Em depoimento, o dono da lanchonete chegou a dizer que não sabia que o
abate de cachorro era proibido no Brasil. Mais tarde, porém, ele admitiu
que sabia da ilegalidade e que recolhia os animais nas ruas da zona
norte.
Segundo a procuradora Guadalupe Louro Couto, a descoberta foi em 2013 e
causou angústia em toda equipe de fiscalização. "Já vi muita coisa
ruim, principalmente em trabalho que realizei em fazendas do Mato
Grosso. Mas o que eu encontrei naquela pastelaria foi o pior de tudo.
Para começar, havia uma cela, como se fosse uma cadeia, com grades e
cadeado, montada dentro da lanchonete, onde o trabalhador ficava
encarcerado. Além disso, ele convivia com o cheiro dos cachorros mortos,
que ficavam ao lado dele. Eu não aguentei. Quando senti o cheiro,
comecei a passar mal e pedi para sair do estabelecimento. Ao abrirmos as
caixas de isopor, vimos os cachorros congelados. Ficamos perplexos.
Foram vários crimes cometidos ali", disse a procuradora ao jornal.
A pastelaria foi descoberta durante uma operação contra o trabalho
escravo envolvendo chineses no Rio de Janeiro. A quadrilha investigada é
acusada de aliciar pessoas na província de Guagdong e trazê-las para o
Brasil, onde são exploradas em regime de trabalho escravo. Ao todo, três
inquéritos que investigam a prática foram abertos em 2013 e
encaminhados à Justiça Federal. Segundo o jornal, os chineses são
convencidos a vir com propostas de salários de R$ 2 mil, moradia e
alimentação de graça. Ao chegar, porém, eles recebem a notícia de que
vão trabalhar por três anos sem receber pagamentos em pastelarias da
cidade para cobrir as despesas das passagens aéreas.
Os chineses que foram libertados devem receber indenizações dos
ex-patrões após acordo feito com o Ministério Público do Trabalho.

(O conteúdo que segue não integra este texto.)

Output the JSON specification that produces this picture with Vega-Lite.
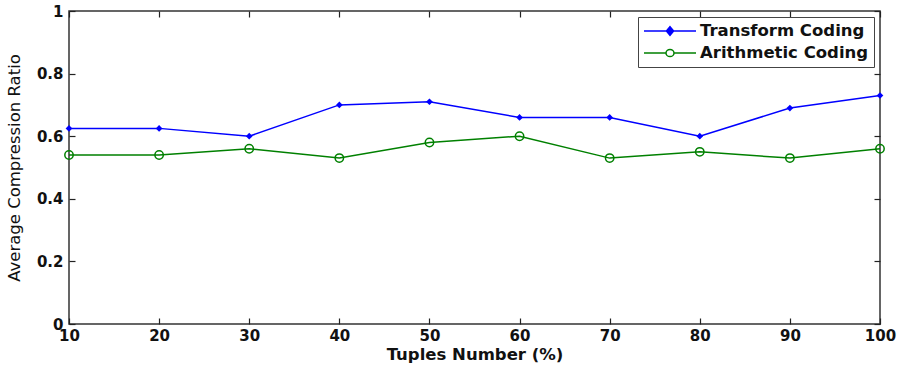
{
  "$schema": "https://vega.github.io/schema/vega-lite/v6.json",
  "width": 811,
  "height": 313,
  "autosize": {"type": "none"},
  "padding": {"left": 69, "top": 11, "right": 22, "bottom": 42},
  "background": "white",
  "data": {
    "values": [
      {"tuples": 10, "series": "Transform Coding", "ratio": 0.625},
      {"tuples": 20, "series": "Transform Coding", "ratio": 0.625},
      {"tuples": 30, "series": "Transform Coding", "ratio": 0.60},
      {"tuples": 40, "series": "Transform Coding", "ratio": 0.70},
      {"tuples": 50, "series": "Transform Coding", "ratio": 0.71},
      {"tuples": 60, "series": "Transform Coding", "ratio": 0.66},
      {"tuples": 70, "series": "Transform Coding", "ratio": 0.66},
      {"tuples": 80, "series": "Transform Coding", "ratio": 0.60},
      {"tuples": 90, "series": "Transform Coding", "ratio": 0.69},
      {"tuples": 100, "series": "Transform Coding", "ratio": 0.73},
      {"tuples": 10, "series": "Arithmetic Coding", "ratio": 0.54},
      {"tuples": 20, "series": "Arithmetic Coding", "ratio": 0.54},
      {"tuples": 30, "series": "Arithmetic Coding", "ratio": 0.56},
      {"tuples": 40, "series": "Arithmetic Coding", "ratio": 0.53},
      {"tuples": 50, "series": "Arithmetic Coding", "ratio": 0.58},
      {"tuples": 60, "series": "Arithmetic Coding", "ratio": 0.60},
      {"tuples": 70, "series": "Arithmetic Coding", "ratio": 0.53},
      {"tuples": 80, "series": "Arithmetic Coding", "ratio": 0.55},
      {"tuples": 90, "series": "Arithmetic Coding", "ratio": 0.53},
      {"tuples": 100, "series": "Arithmetic Coding", "ratio": 0.56}
    ]
  },
  "layer": [
    {
      "transform": [{"filter": "datum.series == 'Transform Coding'"}],
      "mark": {
        "type": "line", "strokeWidth": 1.5, "color": "#0000ff",
        "point": {"shape": "diamond", "filled": true, "color": "#0000ff", "size": 45}
      },
      "encoding": {
        "x": {
          "field": "tuples", "type": "quantitative",
          "scale": {"domain": [10, 100], "nice": false, "zero": false},
          "axis": {
            "orient": "bottom", "values": [10, 20, 30, 40, 50, 60, 70, 80, 90, 100],
            "title": "Tuples Number (%)", "titleFontSize": 16.5, "titleFontWeight": "bold",
            "titlePadding": 3, "labelPadding": 10
          }
        },
        "y": {
          "field": "ratio", "type": "quantitative",
          "scale": {"domain": [0, 1], "nice": false},
          "axis": {
            "orient": "left", "values": [0, 0.2, 0.4, 0.6, 0.8, 1], "format": "~g",
            "title": "Average Compression Ratio", "titleFontSize": 16.5, "titleFontWeight": "normal",
            "titlePadding": 14, "labelPadding": 12
          }
        }
      }
    },
    {
      "transform": [{"filter": "datum.series == 'Arithmetic Coding'"}],
      "mark": {
        "type": "line", "strokeWidth": 1.5, "color": "#008000",
        "point": {"shape": "circle", "filled": false, "color": "#008000", "size": 70, "strokeWidth": 1.5}
      },
      "encoding": {
        "x": {
          "field": "tuples", "type": "quantitative",
          "axis": {"orient": "top", "values": [10, 20, 30, 40, 50, 60, 70, 80, 90, 100], "labels": false, "title": null}
        },
        "y": {
          "field": "ratio", "type": "quantitative",
          "axis": {"orient": "right", "values": [0, 0.2, 0.4, 0.6, 0.8, 1], "labels": false, "title": null}
        }
      }
    },
    {
      "mark": {"type": "point", "filled": false, "size": 0, "strokeWidth": 1.5, "opacity": 1},
      "encoding": {
        "x": {"field": "tuples", "type": "quantitative", "axis": null},
        "y": {"field": "ratio", "type": "quantitative", "axis": null},
        "color": {
          "field": "series", "type": "nominal", "title": null,
          "scale": {"domain": ["Transform Coding", "Arithmetic Coding"], "range": ["#0000ff", "#008000"]},
          "legend": {
            "orient": "top-right",
            "offset": 6,
            "direction": "vertical",
            "strokeColor": "#444",
            "fillColor": "white",
            "padding": 5,
            "symbolSize": 256,
            "symbolStrokeWidth": 1.5,
            "rowPadding": 4,
            "labelFont": "DejaVu Sans",
            "labelFontSize": 16.5,
            "labelFontWeight": "bold",
            "labelColor": "#111",
            "labelLimit": 400,
            "labelOffset": 39
          }
        },
        "shape": {
          "field": "series", "type": "nominal", "title": null,
          "scale": {
            "domain": ["Transform Coding", "Arithmetic Coding"],
            "range": [
              "M-2.5,0M-1,0H5.5M2.25,-0.55L2.7,0L2.25,0.55L1.8,0Z",
              "M-2.5,0M-1,0H1.75M2.75,0H5.5M1.75,0A0.5,0.45 0 1,0 2.75,0A0.5,0.45 0 1,0 1.75,0Z"
            ]
          }
        },
        "fill": {
          "field": "series", "type": "nominal", "title": null,
          "scale": {"domain": ["Transform Coding", "Arithmetic Coding"], "range": ["#0000ff", "transparent"]}
        }
      }
    }
  ],
  "resolve": {
    "axis": {"x": "independent", "y": "independent"}
  },
  "config": {
    "font": "DejaVu Sans",
    "view": {"stroke": "#333", "strokeWidth": 1.5},
    "axis": {
      "grid": false,
      "domain": false,
      "tickSize": -6,
      "tickColor": "#222",
      "tickWidth": 1.2,
      "labelFlush": false,
      "labelFont": "DejaVu Sans",
      "labelFontSize": 15,
      "labelFontWeight": "bold",
      "labelColor": "#111",
      "titleFont": "DejaVu Sans",
      "titleColor": "#111"
    }
  }
}
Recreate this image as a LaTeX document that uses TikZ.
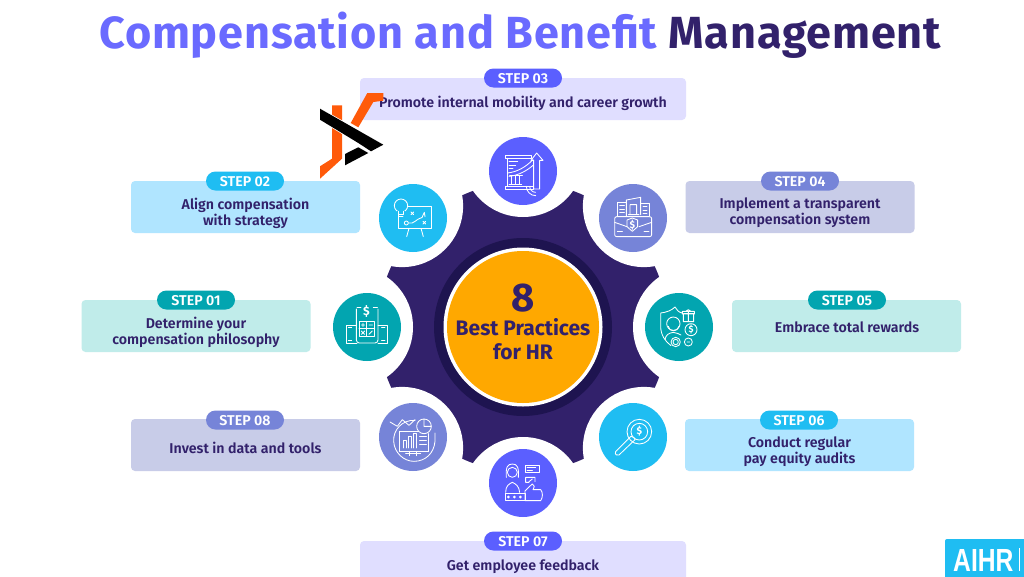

Algumas vítimas, porém, foram incluídas em programas de proteção à
testemunha por causa de ameaças.
Atuação no aeroporto
Segundo a denúncia, a quadrilha tem acesso a áreas privativas do Aeroporto Internacional Tom Jobim, o Galeão. A Polícia Federal, responsável pelo setor de imigração, disse que não comenta investigações em andamento. Segundo uma das vítimas, um intérprete do consulado chinês seria um dos comerciantes do esquema. Questionado, o consulado disse que não disponibiliza tradutores para depoimentos à polícia ou à Justiça.
O caso da pastelaria em Parada de Lucas foi o que deu início às
investigações em 2013, quando o MPT denunciou o chinês Van Ruilonc, de
32 anos, dono do estabelecimento. Segundo a vítima de Ruilonc, ao chegar
ao Rio, um homem pegou seus documentos e "superando as restrições de
imigração, promoveu-lhe a entrada em território nacional". Além de ficar
presa, a vítima recebia pauladas e chibatadas, além de queimaduras com
cigarros. Atualmente, o trabalhador está no programa especial de
proteção à testemunha e seu algoz foi condenado a oito anos e seis meses
de prisão.
O segundo inquérito foi aberto em 2014, quando o MPT foi informado de
que um adolescente chinês havia fugido de uma pastelaria em Itaguaí. O
dono do estabelecimento investigado possuiu mais dez lojas no estado. Já
a terceira investigação, iniciada em abril deste ano, apura suposto
caso de trabalho escravo em uma pastelaria de Copacabana. "O
estabelecimento tinha 12 funcionários, dos quais três eram chineses.
Eles recebiam tratamento diferente. Ao contrário dos brasileiros, não
tinham salário e trabalhavam todos os dias", disse a procuradora Juliana
Mobelli.
Os donos dos estabelecimentos devolveram os passaportes dos empregados e se comprometeram a regularizar a situação trabalhista.